Disk Mirroring (was Re: Altos 5000)

Michael Meissner meissner at osf.org
Sat Sep 1 00:04:20 AEST 1990


In article <3895 at altos86.Altos.COM> dtynan at altos86.Altos.COM (Dermot
Tynan) writes:

| See above.  Nobody is trying to produce a fault-free system.  We are just
| trying to reduce the likelihood of having to restore a filesystem.  Believe
| me.  Disk mirroring will slow down disk writes (which aren't the bulk of
| disk operations, anyway), but it will double your disk reliability.

If both mirrors are operational, it can speed up reads, since the
system will get the data from which ever disk's read head is closer
(assuming a smart OS and/or controller).

Another win with disk mirroring is the trick they used internally on
at least one machine at Data General.  The main OS machine had a disk
farm that was getting to the point that backups could no longer be
done in a reasonable time period.  What they did was mirror some/all
of their critcal drives.  Then they would break the mirror, and start
backups on one side of the mirror (they could break the mirror without
any disruption or taking the disk offline).  Meanwhile, the users
would be busily writing to the other (now non-mirrored) disk.  This
way backups did not have data changing underneath, they could use the
much faster raw disk backup procedure (dump instead of tar in
UNIX-speak), and the system did not have to be taken down.  When the
backups finished, they regrafted the mirrored disks back together, and
the system would resync the disks during the idle loop.

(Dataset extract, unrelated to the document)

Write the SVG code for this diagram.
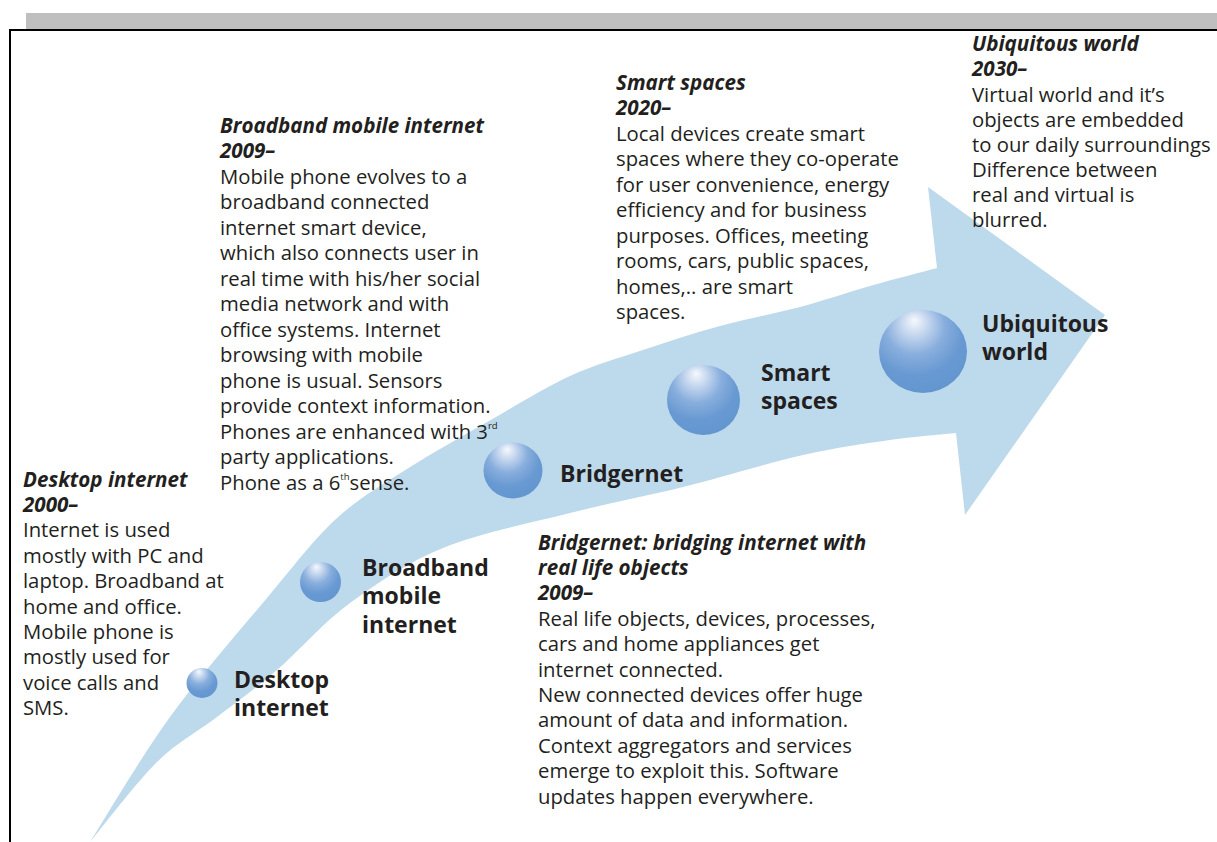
<svg xmlns="http://www.w3.org/2000/svg" width="1217" height="842" viewBox="0 0 1217 842">
  <defs>
    <radialGradient id="sphere" cx="0.42" cy="0.3" r="0.75" fx="0.4" fy="0.12">
      <stop offset="0" stop-color="#f6f9fd"/>
      <stop offset="0.12" stop-color="#d9e4f4"/>
      <stop offset="0.45" stop-color="#88aedd"/>
      <stop offset="0.72" stop-color="#6899d2"/>
      <stop offset="1" stop-color="#6295ce"/>
    </radialGradient>
    <style>
      .lbl { font-family: "Open Sans", "Liberation Sans", sans-serif; font-weight: 700; font-size: 23px; fill: #231f20; }
      .hd { font-family: "Open Sans", "Liberation Sans", sans-serif; font-weight: 700; font-style: italic; font-size: 20.6px; fill: #231f20; }
      .tx { font-family: "Open Sans", "Liberation Sans", sans-serif; font-size: 20.3px; fill: #231f20; }
      .sup { font-size: 9.5px; }
      .ball { fill: url(#sphere); }
    </style>
  </defs>

  <rect width="1217" height="842" fill="#ffffff"/>

  <!-- page frame -->
  <rect x="26" y="13" width="1191" height="16" fill="#bfbfbf"/>
  <path d="M10,842 V30 H1217" fill="none" stroke="#000000" stroke-width="2"/>

  <!-- curved timeline arrow -->
  <g id="connectors">
    <path fill="#bdd9ec" d="M90,842
      C103.3,821.2 140.5,757.7 170,717
      C199.5,676.3 239.3,631 267,598
      C294.7,565 312.7,540.5 336,519
      C359.3,497.5 381.5,485.3 407,469
      C432.5,452.7 461.8,436.5 489,421
      C516.2,405.5 544.3,387.8 570,376
      C595.7,364.2 618,358.3 643,350
      C668,341.7 693.8,333.2 720,326
      C746.2,318.8 775,313.7 800,307
      C825,300.3 847.2,292.5 870,286
      C892.8,279.5 925.8,271 937,268
      L928,187 L1105,315 L965,515 L956,433
      C945,434.2 915.5,436.3 890,440
      C864.5,443.7 837.5,447.2 803,455
      C768.5,462.8 721.8,477.3 683,487
      C644.2,496.7 610,502.8 570,513
      C530,523.2 479.7,533 443,548
      C406.3,563 377.7,582.7 350,603
      C322.3,623.3 299.2,651 277,670
      C254.8,689 237,701.7 217,717
      C197,732.3 178.2,741.2 157,762
      C135.8,782.8 101.2,828.7 90,842 Z"/>
  </g>

  <!-- milestones on the arrow -->
  <g id="node-desktop">
    <ellipse class="ball" cx="202" cy="683" rx="15.5" ry="15"/>
    <text class="lbl" x="234" y="687.5">Desktop</text>
    <text class="lbl" x="234" y="716">internet</text>
  </g>
  <g id="node-broadband">
    <ellipse class="ball" cx="320.5" cy="582" rx="20.5" ry="20"/>
    <text class="lbl" x="362" y="575.5">Broadband</text>
    <text class="lbl" x="362" y="604">mobile</text>
    <text class="lbl" x="362" y="633">internet</text>
  </g>
  <g id="node-bridgernet">
    <ellipse class="ball" cx="513" cy="470.5" rx="29.5" ry="28"/>
    <text class="lbl" x="560" y="482">Bridgernet</text>
  </g>
  <g id="node-smart">
    <ellipse class="ball" cx="703.5" cy="400" rx="36.5" ry="35"/>
    <text class="lbl" x="761" y="381">Smart</text>
    <text class="lbl" x="761" y="409">spaces</text>
  </g>
  <g id="node-ubiquitous">
    <ellipse class="ball" cx="923" cy="351.5" rx="44" ry="41.5"/>
    <text class="lbl" x="982" y="331.5">Ubiquitous</text>
    <text class="lbl" x="982" y="359.5">world</text>
  </g>

  <!-- era descriptions -->
  <g id="desc-desktop">
    <text class="hd" x="23" y="486.5">Desktop internet</text>
    <text class="hd" x="23" y="511.9">2000–</text>
    <text class="tx" x="23" y="537.3">Internet is used</text>
    <text class="tx" x="23" y="562.7">mostly with PC and</text>
    <text class="tx" x="23" y="588.1">laptop. Broadband at</text>
    <text class="tx" x="23" y="613.5">home and office.</text>
    <text class="tx" x="23" y="638.9">Mobile phone is</text>
    <text class="tx" x="23" y="664.3">mostly used for</text>
    <text class="tx" x="23" y="689.7">voice calls and</text>
    <text class="tx" x="23" y="715.1">SMS.</text>
  </g>

  <g id="desc-broadband">
    <text class="hd" x="220" y="132.5">Broadband mobile internet</text>
    <text class="hd" x="220" y="158">2009–</text>
    <text class="tx" x="220" y="183.5">Mobile phone evolves to a</text>
    <text class="tx" x="220" y="209">broadband connected</text>
    <text class="tx" x="220" y="234.5">internet smart device,</text>
    <text class="tx" x="220" y="260">which also connects user in</text>
    <text class="tx" x="220" y="285.5">real time with his/her social</text>
    <text class="tx" x="220" y="311">media network and with</text>
    <text class="tx" x="220" y="336.5">office systems. Internet</text>
    <text class="tx" x="220" y="362">browsing with mobile</text>
    <text class="tx" x="220" y="387.5">phone is usual. Sensors</text>
    <text class="tx" x="220" y="413">provide context information.</text>
    <text class="tx" x="220" y="438.5">Phones are enhanced with 3<tspan class="sup" dy="-10">rd</tspan></text>
    <text class="tx" x="220" y="464">party applications.</text>
    <text class="tx" x="220" y="490">Phone as a 6<tspan class="sup" dy="-10">th</tspan><tspan dy="10">sense.</tspan></text>
  </g>

  <g id="desc-smart">
    <text class="hd" x="616" y="89.5">Smart spaces</text>
    <text class="hd" x="616" y="115">2020–</text>
    <text class="tx" x="616" y="140.5">Local devices create smart</text>
    <text class="tx" x="616" y="166">spaces where they co-operate</text>
    <text class="tx" x="616" y="191.5">for user convenience, energy</text>
    <text class="tx" x="616" y="217">efficiency and for business</text>
    <text class="tx" x="616" y="242.5">purposes. Offices, meeting</text>
    <text class="tx" x="616" y="268">rooms, cars, public spaces,</text>
    <text class="tx" x="616" y="293.5">homes,.. are smart</text>
    <text class="tx" x="616" y="319">spaces.</text>
  </g>

  <g id="desc-ubiquitous">
    <text class="hd" x="972" y="50.5">Ubiquitous world</text>
    <text class="hd" x="972" y="76">2030–</text>
    <text class="tx" x="972" y="101.5">Virtual world and it’s</text>
    <text class="tx" x="972" y="126.5">objects are embedded</text>
    <text class="tx" x="972" y="151.5">to our daily surroundings</text>
    <text class="tx" x="972" y="176.5">Difference between</text>
    <text class="tx" x="972" y="202">real and virtual is</text>
    <text class="tx" x="972" y="227">blurred.</text>
  </g>

  <g id="desc-bridgernet">
    <text class="hd" x="538" y="549.5">Bridgernet: bridging internet with</text>
    <text class="hd" x="538" y="574.9">real life objects</text>
    <text class="hd" x="538" y="600.3">2009–</text>
    <text class="tx" x="538" y="625.7">Real life objects, devices, processes,</text>
    <text class="tx" x="538" y="651.1">cars and home appliances get</text>
    <text class="tx" x="538" y="676.5">internet connected.</text>
    <text class="tx" x="538" y="701.9">New connected devices offer huge</text>
    <text class="tx" x="538" y="727.3">amount of data and information.</text>
    <text class="tx" x="538" y="752.7">Context aggregators and services</text>
    <text class="tx" x="538" y="778.1">emerge to exploit this. Software</text>
    <text class="tx" x="538" y="803.5">updates happen everywhere.</text>
  </g>
</svg>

The downside of any mirroring scheme of course, is that you have to
buy twice as many disk drives as you did previously (and I never was
in a group that could afford it :-).
--
Michael Meissner	email: meissner at osf.org		phone: 617-621-8861
Open Software Foundation, 11 Cambridge Center, Cambridge, MA, 02142

Do apple growers tell their kids money doesn't grow on bushes?